To start, a team must make sure there is a minimum of 2,000 seats for fans to park their rears in. Right now the Centennial Civic Centre Arena holds about 1,800 fans. History has proven this can be sidestepped by creative counting, however. Fort McMurray won the right to host the 2000 RBC despite not having the requisite number of seats. It's no secret now: organizers of that tournament simply fudged the numbers.

RINK RENOVATIONS

Lloydminster also has ongoing and future renovations to its rink to count on. Bucket seats went in this summer and blueprints have been drawn for a complete overhaul of the north end. Increased space in the lobby, press box and front offices will come about from those construction plans.

Other requirements include population, which Lloydminster has, and a proven ability to pull off big sporting events. Lloydminster has that, too. Senior hockey might not get the publicity junior hockey does - except, of course, when Theoren Fleury shows up in a Horse Lake Thunder uniform - but for those in the know, the Allan Cup is a top-notch tournament.

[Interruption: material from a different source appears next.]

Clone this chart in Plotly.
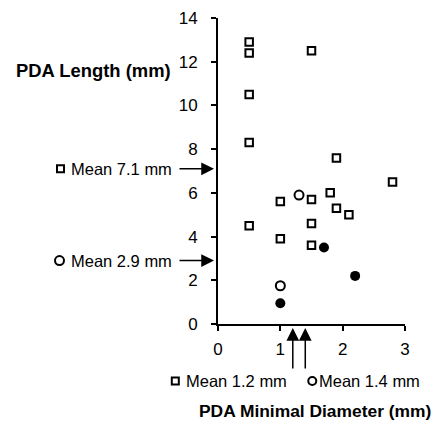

Hallam, who played in the 2005 Allan Cup, says if the Bobcats' bid is turned down, it won't be for a lack of trying.

"We are very serious this year," he said, noting that going up against Camrose last year was a bit of a stretch. "We will have a lot of the same people (who helped organize the Allan Cup) involved."

The last time Alberta hosted the Royal Bank Cup was three years ago in Grande Prairie.

As far as Lloydminster's competition for this bid, the only name being thrown out is North Battleford, Sask.